***** Input for this task *****

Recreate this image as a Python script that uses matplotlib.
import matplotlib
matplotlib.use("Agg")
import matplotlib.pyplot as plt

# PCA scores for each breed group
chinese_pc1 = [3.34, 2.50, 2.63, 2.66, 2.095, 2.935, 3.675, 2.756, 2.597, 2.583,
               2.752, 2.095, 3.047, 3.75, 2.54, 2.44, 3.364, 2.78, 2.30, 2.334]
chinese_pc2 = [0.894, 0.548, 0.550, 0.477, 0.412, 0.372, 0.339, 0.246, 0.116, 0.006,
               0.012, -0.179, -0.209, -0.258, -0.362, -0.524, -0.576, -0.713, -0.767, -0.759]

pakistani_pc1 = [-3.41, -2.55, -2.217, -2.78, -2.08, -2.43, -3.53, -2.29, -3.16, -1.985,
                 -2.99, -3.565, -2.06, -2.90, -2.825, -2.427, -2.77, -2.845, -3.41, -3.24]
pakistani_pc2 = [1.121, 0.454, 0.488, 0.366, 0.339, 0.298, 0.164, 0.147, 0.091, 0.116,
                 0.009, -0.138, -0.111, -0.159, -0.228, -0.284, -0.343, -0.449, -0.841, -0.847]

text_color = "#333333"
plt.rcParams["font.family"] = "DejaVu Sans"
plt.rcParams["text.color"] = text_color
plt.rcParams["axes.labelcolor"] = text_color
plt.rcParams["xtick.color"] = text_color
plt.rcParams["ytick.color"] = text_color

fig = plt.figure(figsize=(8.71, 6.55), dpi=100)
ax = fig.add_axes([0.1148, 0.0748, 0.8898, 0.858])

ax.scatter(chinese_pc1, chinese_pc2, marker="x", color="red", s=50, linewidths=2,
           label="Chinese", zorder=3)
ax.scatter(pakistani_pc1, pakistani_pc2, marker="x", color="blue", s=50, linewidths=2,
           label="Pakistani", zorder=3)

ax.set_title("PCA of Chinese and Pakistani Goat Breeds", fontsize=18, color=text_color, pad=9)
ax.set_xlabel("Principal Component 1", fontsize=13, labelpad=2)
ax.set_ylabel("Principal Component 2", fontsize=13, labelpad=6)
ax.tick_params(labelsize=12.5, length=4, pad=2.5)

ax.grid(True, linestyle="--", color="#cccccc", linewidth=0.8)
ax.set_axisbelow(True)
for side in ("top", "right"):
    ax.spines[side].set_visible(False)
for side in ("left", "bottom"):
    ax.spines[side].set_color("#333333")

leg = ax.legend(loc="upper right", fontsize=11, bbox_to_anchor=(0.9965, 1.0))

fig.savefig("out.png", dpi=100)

*****
***** Input for this task *****

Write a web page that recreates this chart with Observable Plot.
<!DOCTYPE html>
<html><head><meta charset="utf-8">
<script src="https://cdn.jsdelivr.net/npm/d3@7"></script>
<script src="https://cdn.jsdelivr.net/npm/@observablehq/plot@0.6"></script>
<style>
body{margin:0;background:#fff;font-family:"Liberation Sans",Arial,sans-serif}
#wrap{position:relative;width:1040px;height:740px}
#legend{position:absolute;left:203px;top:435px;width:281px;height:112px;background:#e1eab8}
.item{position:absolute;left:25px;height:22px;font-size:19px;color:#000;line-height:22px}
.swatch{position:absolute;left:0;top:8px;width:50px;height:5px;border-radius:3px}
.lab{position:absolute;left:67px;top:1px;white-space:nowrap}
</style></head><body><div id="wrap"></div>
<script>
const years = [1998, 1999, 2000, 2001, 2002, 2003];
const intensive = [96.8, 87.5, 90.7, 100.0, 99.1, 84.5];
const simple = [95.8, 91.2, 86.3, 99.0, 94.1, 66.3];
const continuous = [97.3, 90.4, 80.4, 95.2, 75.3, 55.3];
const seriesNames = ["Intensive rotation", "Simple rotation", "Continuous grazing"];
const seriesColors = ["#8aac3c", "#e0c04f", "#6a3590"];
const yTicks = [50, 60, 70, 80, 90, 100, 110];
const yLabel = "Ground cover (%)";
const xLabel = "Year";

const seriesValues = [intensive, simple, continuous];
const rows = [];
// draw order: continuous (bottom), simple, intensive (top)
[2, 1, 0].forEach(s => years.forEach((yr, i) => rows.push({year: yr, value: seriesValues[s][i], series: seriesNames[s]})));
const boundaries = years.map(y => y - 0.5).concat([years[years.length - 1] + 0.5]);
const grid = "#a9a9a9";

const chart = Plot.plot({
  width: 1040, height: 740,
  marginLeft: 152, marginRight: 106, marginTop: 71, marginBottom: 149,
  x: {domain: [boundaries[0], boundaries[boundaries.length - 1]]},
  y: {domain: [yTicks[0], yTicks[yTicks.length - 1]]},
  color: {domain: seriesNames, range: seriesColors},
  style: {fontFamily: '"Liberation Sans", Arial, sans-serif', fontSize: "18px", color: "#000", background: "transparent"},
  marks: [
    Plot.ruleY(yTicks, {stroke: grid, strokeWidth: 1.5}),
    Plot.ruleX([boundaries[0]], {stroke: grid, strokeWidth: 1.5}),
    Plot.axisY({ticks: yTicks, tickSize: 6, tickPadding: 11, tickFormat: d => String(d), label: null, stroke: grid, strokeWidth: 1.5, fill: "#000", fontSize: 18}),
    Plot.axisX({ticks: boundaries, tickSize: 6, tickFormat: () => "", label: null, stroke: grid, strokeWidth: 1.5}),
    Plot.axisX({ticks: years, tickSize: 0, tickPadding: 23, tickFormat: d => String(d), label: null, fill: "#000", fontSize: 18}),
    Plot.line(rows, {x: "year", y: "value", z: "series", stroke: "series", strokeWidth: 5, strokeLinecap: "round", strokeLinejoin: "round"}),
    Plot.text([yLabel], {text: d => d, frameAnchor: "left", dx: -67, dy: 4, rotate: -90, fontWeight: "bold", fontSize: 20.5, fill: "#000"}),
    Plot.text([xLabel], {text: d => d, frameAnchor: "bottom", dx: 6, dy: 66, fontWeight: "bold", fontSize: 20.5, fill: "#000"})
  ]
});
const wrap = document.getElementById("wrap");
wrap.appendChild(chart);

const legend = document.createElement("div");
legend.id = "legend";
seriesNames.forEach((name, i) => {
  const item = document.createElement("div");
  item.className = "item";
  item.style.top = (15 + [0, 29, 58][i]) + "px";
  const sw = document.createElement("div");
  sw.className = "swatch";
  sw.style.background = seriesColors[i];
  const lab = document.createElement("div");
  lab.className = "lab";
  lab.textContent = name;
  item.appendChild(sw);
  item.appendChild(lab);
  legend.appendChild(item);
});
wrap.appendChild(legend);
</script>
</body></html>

*****

### Job
Transcribe, exactly and without additions, the lines of the records above, beginning with the line that contains "Recreate this image" and ending with the line that contains "fontsize=11, bbox_to_anchor=(0.9965, 1.0))", both included.

### Result
Recreate this image as a Python script that uses matplotlib.
import matplotlib
matplotlib.use("Agg")
import matplotlib.pyplot as plt

# PCA scores for each breed group
chinese_pc1 = [3.34, 2.50, 2.63, 2.66, 2.095, 2.935, 3.675, 2.756, 2.597, 2.583,
               2.752, 2.095, 3.047, 3.75, 2.54, 2.44, 3.364, 2.78, 2.30, 2.334]
chinese_pc2 = [0.894, 0.548, 0.550, 0.477, 0.412, 0.372, 0.339, 0.246, 0.116, 0.006,
               0.012, -0.179, -0.209, -0.258, -0.362, -0.524, -0.576, -0.713, -0.767, -0.759]

pakistani_pc1 = [-3.41, -2.55, -2.217, -2.78, -2.08, -2.43, -3.53, -2.29, -3.16, -1.985,
                 -2.99, -3.565, -2.06, -2.90, -2.825, -2.427, -2.77, -2.845, -3.41, -3.24]
pakistani_pc2 = [1.121, 0.454, 0.488, 0.366, 0.339, 0.298, 0.164, 0.147, 0.091, 0.116,
                 0.009, -0.138, -0.111, -0.159, -0.228, -0.284, -0.343, -0.449, -0.841, -0.847]

text_color = "#333333"
plt.rcParams["font.family"] = "DejaVu Sans"
plt.rcParams["text.color"] = text_color
plt.rcParams["axes.labelcolor"] = text_color
plt.rcParams["xtick.color"] = text_color
plt.rcParams["ytick.color"] = text_color

fig = plt.figure(figsize=(8.71, 6.55), dpi=100)
ax = fig.add_axes([0.1148, 0.0748, 0.8898, 0.858])

ax.scatter(chinese_pc1, chinese_pc2, marker="x", color="red", s=50, linewidths=2,
           label="Chinese", zorder=3)
ax.scatter(pakistani_pc1, pakistani_pc2, marker="x", color="blue", s=50, linewidths=2,
           label="Pakistani", zorder=3)

ax.set_title("PCA of Chinese and Pakistani Goat Breeds", fontsize=18, color=text_color, pad=9)
ax.set_xlabel("Principal Component 1", fontsize=13, labelpad=2)
ax.set_ylabel("Principal Component 2", fontsize=13, labelpad=6)
ax.tick_params(labelsize=12.5, length=4, pad=2.5)

ax.grid(True, linestyle="--", color="#cccccc", linewidth=0.8)
ax.set_axisbelow(True)
for side in ("top", "right"):
    ax.spines[side].set_visible(False)
for side in ("left", "bottom"):
    ax.spines[side].set_color("#333333")

leg = ax.legend(loc="upper right", fontsize=11, bbox_to_anchor=(0.9965, 1.0))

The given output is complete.